• _Work to complete_
All of the data that follows should be retyped exactly, please, except the pictures.

• _Information provided_
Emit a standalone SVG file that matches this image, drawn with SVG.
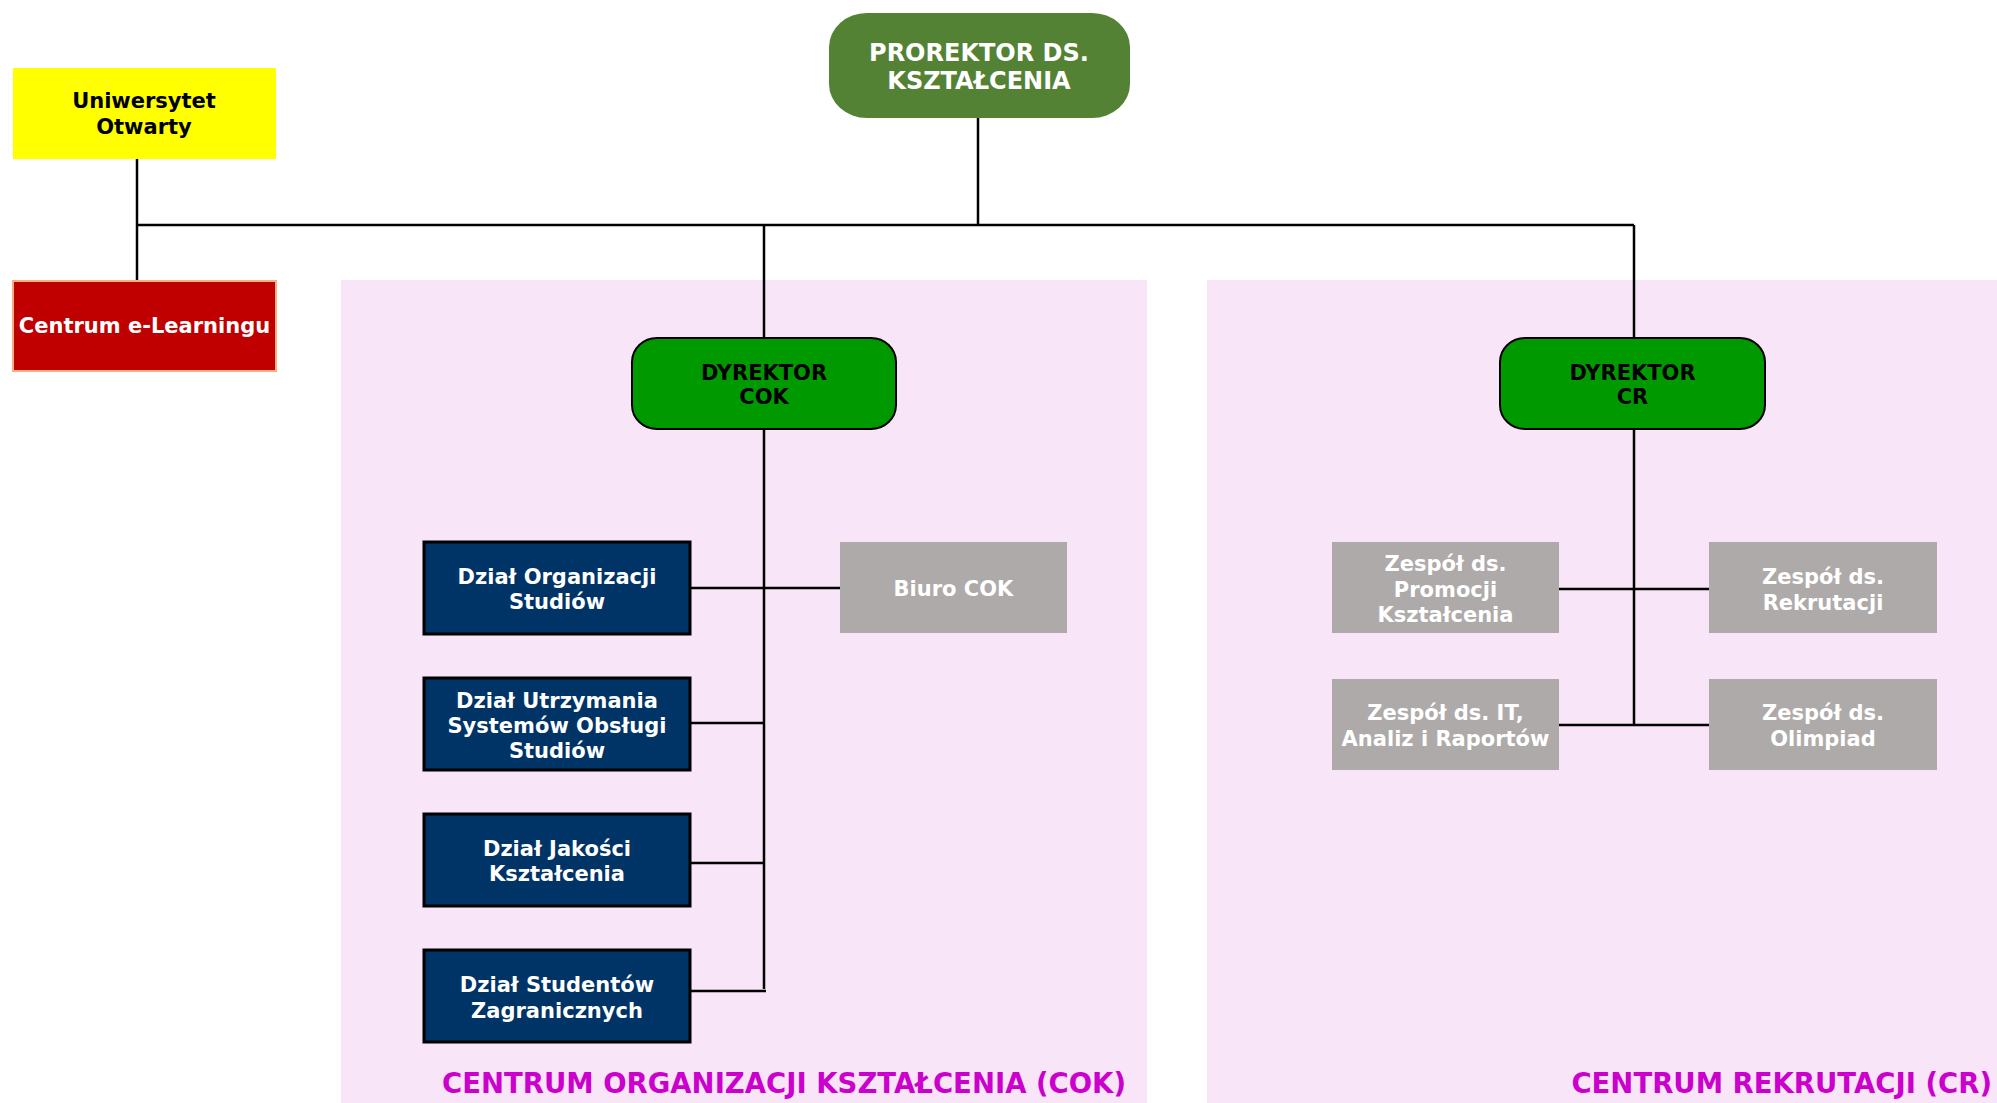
<svg xmlns="http://www.w3.org/2000/svg" width="1997" height="1103" viewBox="0 0 1997 1103">
<style>
text{font-family:"DejaVu Sans","Verdana",sans-serif;font-weight:bold;text-anchor:middle}
.t21{font-size:21px}
.w{fill:#ffffff}
.k{fill:#000000}
.title{font-size:27.5px;fill:#CC00CC;text-anchor:end}
.ln{stroke:#000;stroke-width:2.5;fill:none}
.dz{fill:#003366;stroke:#000;stroke-width:3}
.gr{fill:#AEAAAA}
.dy{fill:#009900;stroke:#000;stroke-width:2}
</style>
<rect width="1997" height="1103" fill="#ffffff"/>
<g id="regions">
<rect x="341" y="280" width="806" height="823" fill="#F8E5F8"/>
<rect x="1207" y="280" width="790" height="823" fill="#F8E5F8"/>
<text class="title" x="1126" y="1093">CENTRUM ORGANIZACJI KSZTAŁCENIA (COK)</text>
<text class="title" x="1992" y="1093">CENTRUM REKRUTACJI (CR)</text>
</g>
<g id="connectors">
<path class="ln" d="M137 159V280"/>
<path class="ln" d="M137 225H1634" stroke-width="3"/>
<path class="ln" d="M978 118V225"/>
<path class="ln" d="M764 225V338"/>
<path class="ln" d="M1634 225V338"/>
<path class="ln" d="M764 429V989"/>
<path class="ln" d="M690 588H840"/>
<path class="ln" d="M690 723H764"/>
<path class="ln" d="M690 863H764"/>
<path class="ln" d="M690 991H766"/>
<path class="ln" d="M1634 429V725"/>
<path class="ln" d="M1559 589H1709"/>
<path class="ln" d="M1559 725H1709"/>
</g>
<g id="prorektor">
<rect x="829" y="13" width="301" height="105" rx="38" ry="34" fill="#548235"/>
<text class="w" font-size="24" x="979" y="61">PROREKTOR DS.</text>
<text class="w" font-size="24" x="979" y="89">KSZTAŁCENIA</text>
</g>
<g id="uniwersytet">
<rect x="13" y="68" width="263" height="91" fill="#FFFF00"/>
<text class="t21 k" x="144" y="108">Uniwersytet</text>
<text class="t21 k" x="144" y="134">Otwarty</text>
</g>
<g id="elearning">
<rect x="13" y="281" width="263" height="90" fill="#C00000" stroke="#F4B183" stroke-width="2"/>
<text class="t21 w" x="144.5" y="333">Centrum e-Learningu</text>
</g>
<g id="dyrektor-cok">
<rect class="dy" x="632" y="338" width="264" height="91" rx="25" ry="24"/>
<text class="t21 k" x="764" y="379.5">DYREKTOR</text>
<text class="t21 k" x="764" y="404">COK</text>
</g>
<g id="dyrektor-cr">
<rect class="dy" x="1500" y="338" width="265" height="91" rx="25" ry="24"/>
<text class="t21 k" x="1632.5" y="379.5">DYREKTOR</text>
<text class="t21 k" x="1632.5" y="404">CR</text>
</g>
<g id="dzial-organizacji">
<rect class="dz" x="424" y="542" width="266" height="92"/>
<text class="t21 w" x="557" y="584">Dział Organizacji</text>
<text class="t21 w" x="557" y="608.5">Studiów</text>
</g>
<g id="dzial-utrzymania">
<rect class="dz" x="424" y="678" width="266" height="92"/>
<text class="t21 w" x="557" y="707.5">Dział Utrzymania</text>
<text class="t21 w" x="557" y="732.5">Systemów Obsługi</text>
<text class="t21 w" x="557" y="757.5">Studiów</text>
</g>
<g id="dzial-jakosci">
<rect class="dz" x="424" y="814" width="266" height="92"/>
<text class="t21 w" x="557" y="855.5">Dział Jakości</text>
<text class="t21 w" x="557" y="880.5">Kształcenia</text>
</g>
<g id="dzial-studentow">
<rect class="dz" x="424" y="950" width="266" height="92"/>
<text class="t21 w" x="557" y="992">Dział Studentów</text>
<text class="t21 w" x="557" y="1017.5">Zagranicznych</text>
</g>
<g id="biuro-cok">
<rect class="gr" x="840" y="542" width="227" height="91"/>
<text class="t21 w" x="953.5" y="596">Biuro COK</text>
</g>
<g id="zespol-promocji">
<rect class="gr" x="1332" y="542" width="227" height="91"/>
<text class="t21 w" x="1445.5" y="571">Zespół ds.</text>
<text class="t21 w" x="1445.5" y="596.5">Promocji</text>
<text class="t21 w" x="1445.5" y="622">Kształcenia</text>
</g>
<g id="zespol-rekrutacji">
<rect class="gr" x="1709" y="542" width="228" height="91"/>
<text class="t21 w" x="1823" y="583.5">Zespół ds.</text>
<text class="t21 w" x="1823" y="609.5">Rekrutacji</text>
</g>
<g id="zespol-it">
<rect class="gr" x="1332" y="679" width="227" height="91"/>
<text class="t21 w" x="1445.5" y="720">Zespół ds. IT,</text>
<text class="t21 w" x="1445.5" y="745.5">Analiz i Raportów</text>
</g>
<g id="zespol-olimpiad">
<rect class="gr" x="1709" y="679" width="228" height="91"/>
<text class="t21 w" x="1823" y="720">Zespół ds.</text>
<text class="t21 w" x="1823" y="745.5">Olimpiad</text>
</g>
</svg>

• _Response to the task_
Emit a standalone SVG file that matches this image, drawn with SVG.
<svg xmlns="http://www.w3.org/2000/svg" width="1997" height="1103" viewBox="0 0 1997 1103">
<style>
text{font-family:"DejaVu Sans","Verdana",sans-serif;font-weight:bold;text-anchor:middle}
.t21{font-size:21px}
.w{fill:#ffffff}
.k{fill:#000000}
.title{font-size:27.5px;fill:#CC00CC;text-anchor:end}
.ln{stroke:#000;stroke-width:2.5;fill:none}
.dz{fill:#003366;stroke:#000;stroke-width:3}
.gr{fill:#AEAAAA}
.dy{fill:#009900;stroke:#000;stroke-width:2}
</style>
<rect width="1997" height="1103" fill="#ffffff"/>
<g id="regions">
<rect x="341" y="280" width="806" height="823" fill="#F8E5F8"/>
<rect x="1207" y="280" width="790" height="823" fill="#F8E5F8"/>
<text class="title" x="1126" y="1093">CENTRUM ORGANIZACJI KSZTAŁCENIA (COK)</text>
<text class="title" x="1992" y="1093">CENTRUM REKRUTACJI (CR)</text>
</g>
<g id="connectors">
<path class="ln" d="M137 159V280"/>
<path class="ln" d="M137 225H1634" stroke-width="3"/>
<path class="ln" d="M978 118V225"/>
<path class="ln" d="M764 225V338"/>
<path class="ln" d="M1634 225V338"/>
<path class="ln" d="M764 429V989"/>
<path class="ln" d="M690 588H840"/>
<path class="ln" d="M690 723H764"/>
<path class="ln" d="M690 863H764"/>
<path class="ln" d="M690 991H766"/>
<path class="ln" d="M1634 429V725"/>
<path class="ln" d="M1559 589H1709"/>
<path class="ln" d="M1559 725H1709"/>
</g>
<g id="prorektor">
<rect x="829" y="13" width="301" height="105" rx="38" ry="34" fill="#548235"/>
<text class="w" font-size="24" x="979" y="61">PROREKTOR DS.</text>
<text class="w" font-size="24" x="979" y="89">KSZTAŁCENIA</text>
</g>
<g id="uniwersytet">
<rect x="13" y="68" width="263" height="91" fill="#FFFF00"/>
<text class="t21 k" x="144" y="108">Uniwersytet</text>
<text class="t21 k" x="144" y="134">Otwarty</text>
</g>
<g id="elearning">
<rect x="13" y="281" width="263" height="90" fill="#C00000" stroke="#F4B183" stroke-width="2"/>
<text class="t21 w" x="144.5" y="333">Centrum e-Learningu</text>
</g>
<g id="dyrektor-cok">
<rect class="dy" x="632" y="338" width="264" height="91" rx="25" ry="24"/>
<text class="t21 k" x="764" y="379.5">DYREKTOR</text>
<text class="t21 k" x="764" y="404">COK</text>
</g>
<g id="dyrektor-cr">
<rect class="dy" x="1500" y="338" width="265" height="91" rx="25" ry="24"/>
<text class="t21 k" x="1632.5" y="379.5">DYREKTOR</text>
<text class="t21 k" x="1632.5" y="404">CR</text>
</g>
<g id="dzial-organizacji">
<rect class="dz" x="424" y="542" width="266" height="92"/>
<text class="t21 w" x="557" y="584">Dział Organizacji</text>
<text class="t21 w" x="557" y="608.5">Studiów</text>
</g>
<g id="dzial-utrzymania">
<rect class="dz" x="424" y="678" width="266" height="92"/>
<text class="t21 w" x="557" y="707.5">Dział Utrzymania</text>
<text class="t21 w" x="557" y="732.5">Systemów Obsługi</text>
<text class="t21 w" x="557" y="757.5">Studiów</text>
</g>
<g id="dzial-jakosci">
<rect class="dz" x="424" y="814" width="266" height="92"/>
<text class="t21 w" x="557" y="855.5">Dział Jakości</text>
<text class="t21 w" x="557" y="880.5">Kształcenia</text>
</g>
<g id="dzial-studentow">
<rect class="dz" x="424" y="950" width="266" height="92"/>
<text class="t21 w" x="557" y="992">Dział Studentów</text>
<text class="t21 w" x="557" y="1017.5">Zagranicznych</text>
</g>
<g id="biuro-cok">
<rect class="gr" x="840" y="542" width="227" height="91"/>
<text class="t21 w" x="953.5" y="596">Biuro COK</text>
</g>
<g id="zespol-promocji">
<rect class="gr" x="1332" y="542" width="227" height="91"/>
<text class="t21 w" x="1445.5" y="571">Zespół ds.</text>
<text class="t21 w" x="1445.5" y="596.5">Promocji</text>
<text class="t21 w" x="1445.5" y="622">Kształcenia</text>
</g>
<g id="zespol-rekrutacji">
<rect class="gr" x="1709" y="542" width="228" height="91"/>
<text class="t21 w" x="1823" y="583.5">Zespół ds.</text>
<text class="t21 w" x="1823" y="609.5">Rekrutacji</text>
</g>
<g id="zespol-it">
<rect class="gr" x="1332" y="679" width="227" height="91"/>
<text class="t21 w" x="1445.5" y="720">Zespół ds. IT,</text>
<text class="t21 w" x="1445.5" y="745.5">Analiz i Raportów</text>
</g>
<g id="zespol-olimpiad">
<rect class="gr" x="1709" y="679" width="228" height="91"/>
<text class="t21 w" x="1823" y="720">Zespół ds.</text>
<text class="t21 w" x="1823" y="745.5">Olimpiad</text>
</g>
</svg>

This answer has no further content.